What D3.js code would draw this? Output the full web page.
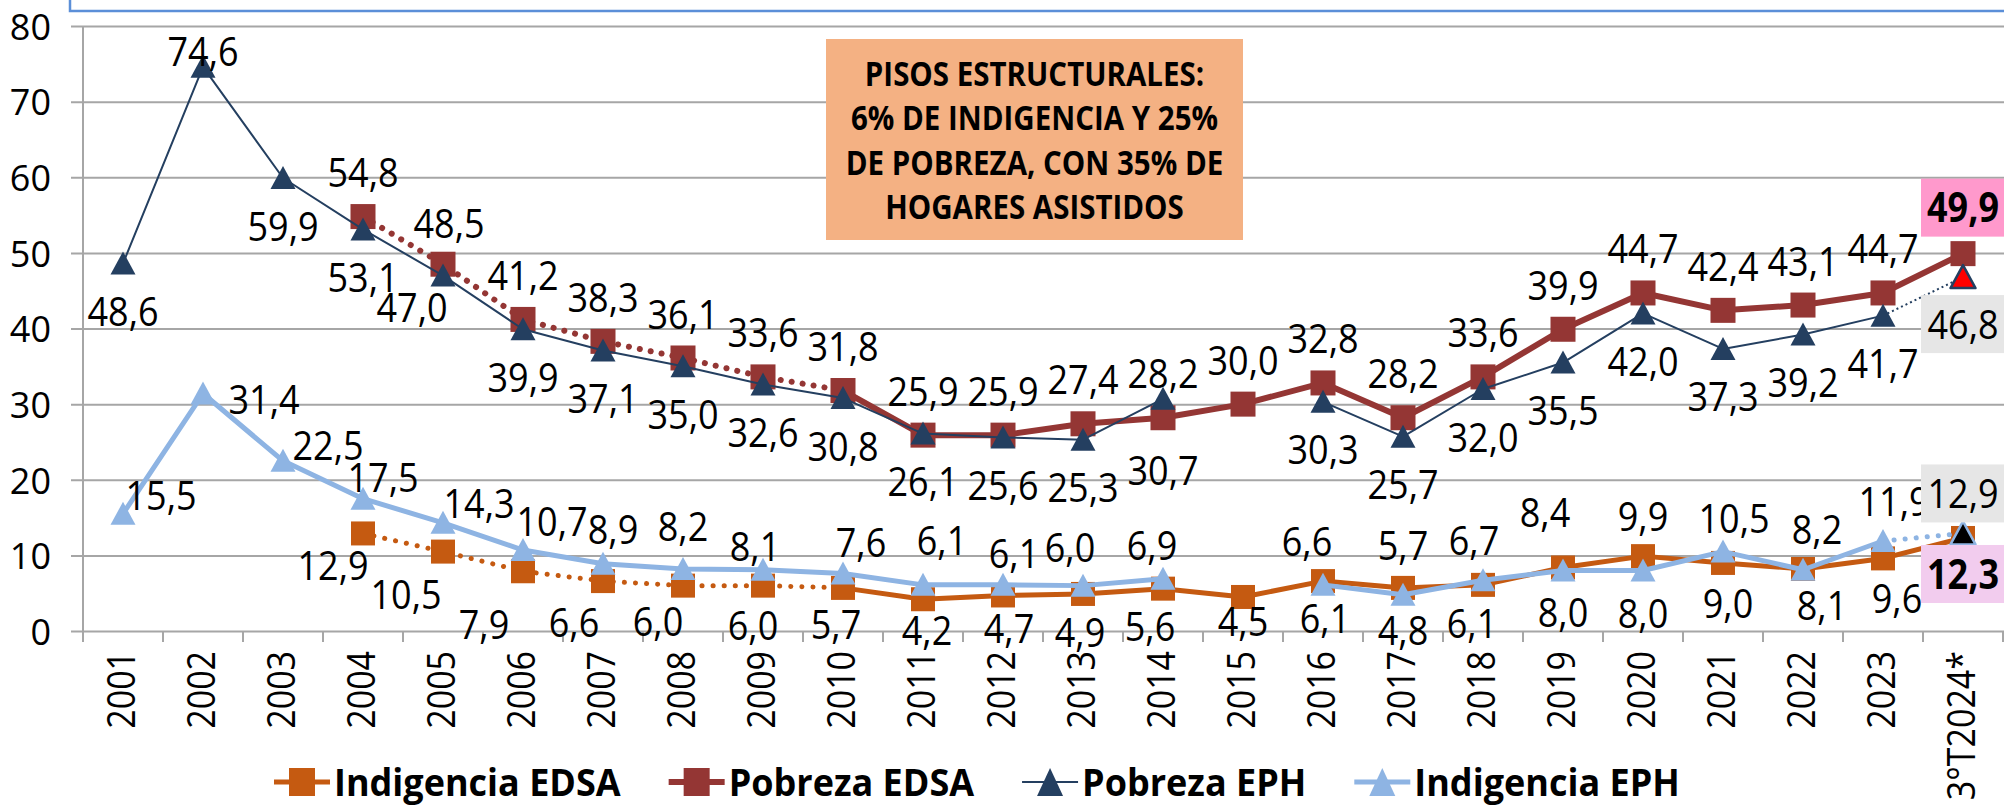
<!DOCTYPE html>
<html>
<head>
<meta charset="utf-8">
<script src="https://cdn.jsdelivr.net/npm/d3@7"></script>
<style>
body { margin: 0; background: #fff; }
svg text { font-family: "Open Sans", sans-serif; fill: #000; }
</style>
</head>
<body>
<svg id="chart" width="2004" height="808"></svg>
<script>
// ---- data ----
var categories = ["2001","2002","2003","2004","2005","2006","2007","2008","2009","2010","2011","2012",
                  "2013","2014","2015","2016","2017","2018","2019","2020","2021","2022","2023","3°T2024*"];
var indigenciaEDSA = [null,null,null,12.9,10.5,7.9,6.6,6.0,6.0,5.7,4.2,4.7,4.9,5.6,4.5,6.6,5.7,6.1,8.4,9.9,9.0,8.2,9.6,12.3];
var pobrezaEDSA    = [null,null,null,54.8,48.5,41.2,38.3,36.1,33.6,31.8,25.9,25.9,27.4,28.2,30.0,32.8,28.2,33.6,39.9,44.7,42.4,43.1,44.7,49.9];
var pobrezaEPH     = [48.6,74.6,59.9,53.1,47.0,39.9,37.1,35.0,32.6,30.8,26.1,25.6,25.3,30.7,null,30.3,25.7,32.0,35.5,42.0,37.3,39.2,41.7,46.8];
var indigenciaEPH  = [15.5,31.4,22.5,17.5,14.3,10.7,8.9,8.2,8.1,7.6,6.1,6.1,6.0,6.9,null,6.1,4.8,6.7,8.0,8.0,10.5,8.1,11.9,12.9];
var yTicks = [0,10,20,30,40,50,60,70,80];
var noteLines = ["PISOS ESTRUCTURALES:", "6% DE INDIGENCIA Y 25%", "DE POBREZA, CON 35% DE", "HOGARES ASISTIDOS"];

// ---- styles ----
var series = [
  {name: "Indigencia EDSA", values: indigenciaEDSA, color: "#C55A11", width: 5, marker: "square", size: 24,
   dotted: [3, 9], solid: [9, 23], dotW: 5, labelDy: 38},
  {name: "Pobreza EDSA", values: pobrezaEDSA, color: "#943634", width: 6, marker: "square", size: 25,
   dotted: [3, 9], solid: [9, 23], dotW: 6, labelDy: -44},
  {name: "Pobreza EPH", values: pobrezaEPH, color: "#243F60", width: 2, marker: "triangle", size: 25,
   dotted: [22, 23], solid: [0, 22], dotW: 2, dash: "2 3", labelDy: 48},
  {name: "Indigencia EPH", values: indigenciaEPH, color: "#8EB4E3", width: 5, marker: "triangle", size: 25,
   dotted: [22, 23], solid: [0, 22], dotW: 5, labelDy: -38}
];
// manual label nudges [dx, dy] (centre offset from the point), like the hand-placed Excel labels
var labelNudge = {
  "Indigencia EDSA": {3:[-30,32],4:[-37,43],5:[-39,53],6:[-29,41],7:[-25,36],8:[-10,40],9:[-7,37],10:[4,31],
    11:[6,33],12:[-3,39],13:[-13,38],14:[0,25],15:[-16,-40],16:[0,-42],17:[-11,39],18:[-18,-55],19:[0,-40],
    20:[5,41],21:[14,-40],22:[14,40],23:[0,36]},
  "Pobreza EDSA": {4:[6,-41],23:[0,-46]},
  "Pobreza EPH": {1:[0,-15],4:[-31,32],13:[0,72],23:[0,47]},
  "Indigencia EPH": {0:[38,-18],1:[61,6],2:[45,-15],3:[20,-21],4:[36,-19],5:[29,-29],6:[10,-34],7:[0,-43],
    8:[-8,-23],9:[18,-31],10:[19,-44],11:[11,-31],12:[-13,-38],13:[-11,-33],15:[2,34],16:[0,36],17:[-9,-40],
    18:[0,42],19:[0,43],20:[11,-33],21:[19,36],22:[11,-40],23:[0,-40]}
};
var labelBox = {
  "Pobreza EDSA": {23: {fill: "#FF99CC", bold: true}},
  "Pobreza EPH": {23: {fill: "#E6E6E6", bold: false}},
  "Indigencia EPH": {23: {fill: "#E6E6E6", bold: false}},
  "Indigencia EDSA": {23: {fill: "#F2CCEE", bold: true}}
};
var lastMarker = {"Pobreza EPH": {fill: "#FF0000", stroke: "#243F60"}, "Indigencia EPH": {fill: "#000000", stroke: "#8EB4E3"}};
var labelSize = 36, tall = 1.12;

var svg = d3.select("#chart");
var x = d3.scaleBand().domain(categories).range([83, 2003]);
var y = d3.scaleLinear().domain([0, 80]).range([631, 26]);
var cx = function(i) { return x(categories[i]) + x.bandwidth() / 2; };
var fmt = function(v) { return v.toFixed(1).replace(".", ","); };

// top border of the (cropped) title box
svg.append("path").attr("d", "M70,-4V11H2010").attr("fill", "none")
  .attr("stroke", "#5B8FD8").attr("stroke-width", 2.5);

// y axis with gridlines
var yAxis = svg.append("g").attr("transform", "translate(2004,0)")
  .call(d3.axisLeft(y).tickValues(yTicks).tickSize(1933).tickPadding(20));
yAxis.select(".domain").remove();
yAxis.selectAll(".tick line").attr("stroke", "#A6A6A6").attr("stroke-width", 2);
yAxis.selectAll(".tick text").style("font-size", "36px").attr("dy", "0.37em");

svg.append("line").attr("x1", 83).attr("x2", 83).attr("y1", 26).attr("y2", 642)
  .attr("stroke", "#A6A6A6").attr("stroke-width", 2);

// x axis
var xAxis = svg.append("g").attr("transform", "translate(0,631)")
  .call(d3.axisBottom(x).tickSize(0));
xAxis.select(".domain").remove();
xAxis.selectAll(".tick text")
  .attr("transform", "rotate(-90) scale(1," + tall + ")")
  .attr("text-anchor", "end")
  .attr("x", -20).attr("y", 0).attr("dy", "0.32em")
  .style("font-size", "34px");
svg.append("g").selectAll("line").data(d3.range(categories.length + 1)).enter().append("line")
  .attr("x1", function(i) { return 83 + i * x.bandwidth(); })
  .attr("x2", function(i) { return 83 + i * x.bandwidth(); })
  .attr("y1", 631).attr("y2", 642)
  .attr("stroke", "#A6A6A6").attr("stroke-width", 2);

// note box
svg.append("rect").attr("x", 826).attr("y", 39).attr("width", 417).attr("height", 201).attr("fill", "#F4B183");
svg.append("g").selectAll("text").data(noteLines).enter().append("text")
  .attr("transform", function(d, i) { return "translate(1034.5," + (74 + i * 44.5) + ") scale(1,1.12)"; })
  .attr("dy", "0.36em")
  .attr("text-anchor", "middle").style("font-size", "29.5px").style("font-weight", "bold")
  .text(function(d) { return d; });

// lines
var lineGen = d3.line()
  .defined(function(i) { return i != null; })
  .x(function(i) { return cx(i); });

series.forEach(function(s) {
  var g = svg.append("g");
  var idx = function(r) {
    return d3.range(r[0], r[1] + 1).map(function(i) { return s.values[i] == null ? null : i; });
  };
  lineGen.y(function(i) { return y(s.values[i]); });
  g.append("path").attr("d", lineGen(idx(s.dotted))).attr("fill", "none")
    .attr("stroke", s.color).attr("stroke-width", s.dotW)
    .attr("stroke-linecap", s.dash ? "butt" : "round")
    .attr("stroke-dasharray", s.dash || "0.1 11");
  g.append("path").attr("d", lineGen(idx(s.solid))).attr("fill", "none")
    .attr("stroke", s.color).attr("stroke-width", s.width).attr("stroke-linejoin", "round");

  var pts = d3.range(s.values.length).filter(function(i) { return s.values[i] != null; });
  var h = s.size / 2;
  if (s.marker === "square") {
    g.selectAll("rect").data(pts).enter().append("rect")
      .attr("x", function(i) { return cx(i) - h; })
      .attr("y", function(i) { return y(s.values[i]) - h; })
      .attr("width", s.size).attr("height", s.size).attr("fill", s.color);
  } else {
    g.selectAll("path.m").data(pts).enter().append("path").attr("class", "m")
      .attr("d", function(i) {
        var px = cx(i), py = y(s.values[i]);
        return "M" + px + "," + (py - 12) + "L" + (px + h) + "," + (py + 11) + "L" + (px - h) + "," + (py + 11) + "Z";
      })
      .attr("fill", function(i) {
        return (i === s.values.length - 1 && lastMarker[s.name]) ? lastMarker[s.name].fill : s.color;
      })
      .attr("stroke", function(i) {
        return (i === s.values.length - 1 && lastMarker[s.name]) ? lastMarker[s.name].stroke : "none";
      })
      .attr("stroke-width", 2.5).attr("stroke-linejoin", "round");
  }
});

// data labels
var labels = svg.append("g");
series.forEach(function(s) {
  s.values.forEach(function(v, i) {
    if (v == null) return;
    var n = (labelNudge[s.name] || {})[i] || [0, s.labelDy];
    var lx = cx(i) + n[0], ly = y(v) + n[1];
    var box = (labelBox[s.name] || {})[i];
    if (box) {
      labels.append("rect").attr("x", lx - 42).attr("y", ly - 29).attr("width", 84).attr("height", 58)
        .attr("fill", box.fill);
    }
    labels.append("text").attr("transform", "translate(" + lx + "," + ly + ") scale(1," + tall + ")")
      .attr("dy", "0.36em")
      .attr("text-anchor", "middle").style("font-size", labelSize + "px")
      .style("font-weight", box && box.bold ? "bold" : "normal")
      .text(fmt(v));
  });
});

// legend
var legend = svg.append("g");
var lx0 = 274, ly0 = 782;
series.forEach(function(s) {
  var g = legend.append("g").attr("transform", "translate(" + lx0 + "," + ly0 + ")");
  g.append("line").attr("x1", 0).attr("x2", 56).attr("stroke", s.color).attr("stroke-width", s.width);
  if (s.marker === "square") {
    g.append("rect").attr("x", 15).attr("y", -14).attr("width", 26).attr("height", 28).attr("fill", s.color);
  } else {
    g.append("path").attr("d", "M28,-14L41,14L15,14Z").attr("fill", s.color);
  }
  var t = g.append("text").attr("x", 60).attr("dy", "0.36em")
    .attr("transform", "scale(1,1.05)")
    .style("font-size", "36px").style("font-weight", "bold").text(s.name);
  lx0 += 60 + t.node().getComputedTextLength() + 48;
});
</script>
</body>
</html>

§ §

**Task to carry out**
Every line from the top of the material above through the line with "DE INDIGENCIA Y" should be duplicated exactly, please; leave out the pictures.

**Problem solution**
What D3.js code would draw this? Output the full web page.
<!DOCTYPE html>
<html>
<head>
<meta charset="utf-8">
<script src="https://cdn.jsdelivr.net/npm/d3@7"></script>
<style>
body { margin: 0; background: #fff; }
svg text { font-family: "Open Sans", sans-serif; fill: #000; }
</style>
</head>
<body>
<svg id="chart" width="2004" height="808"></svg>
<script>
// ---- data ----
var categories = ["2001","2002","2003","2004","2005","2006","2007","2008","2009","2010","2011","2012",
                  "2013","2014","2015","2016","2017","2018","2019","2020","2021","2022","2023","3°T2024*"];
var indigenciaEDSA = [null,null,null,12.9,10.5,7.9,6.6,6.0,6.0,5.7,4.2,4.7,4.9,5.6,4.5,6.6,5.7,6.1,8.4,9.9,9.0,8.2,9.6,12.3];
var pobrezaEDSA    = [null,null,null,54.8,48.5,41.2,38.3,36.1,33.6,31.8,25.9,25.9,27.4,28.2,30.0,32.8,28.2,33.6,39.9,44.7,42.4,43.1,44.7,49.9];
var pobrezaEPH     = [48.6,74.6,59.9,53.1,47.0,39.9,37.1,35.0,32.6,30.8,26.1,25.6,25.3,30.7,null,30.3,25.7,32.0,35.5,42.0,37.3,39.2,41.7,46.8];
var indigenciaEPH  = [15.5,31.4,22.5,17.5,14.3,10.7,8.9,8.2,8.1,7.6,6.1,6.1,6.0,6.9,null,6.1,4.8,6.7,8.0,8.0,10.5,8.1,11.9,12.9];
var yTicks = [0,10,20,30,40,50,60,70,80];
var noteLines = ["PISOS ESTRUCTURALES:", "6% DE INDIGENCIA Y 25%", "DE POBREZA, CON 35% DE", "HOGARES ASISTIDOS"];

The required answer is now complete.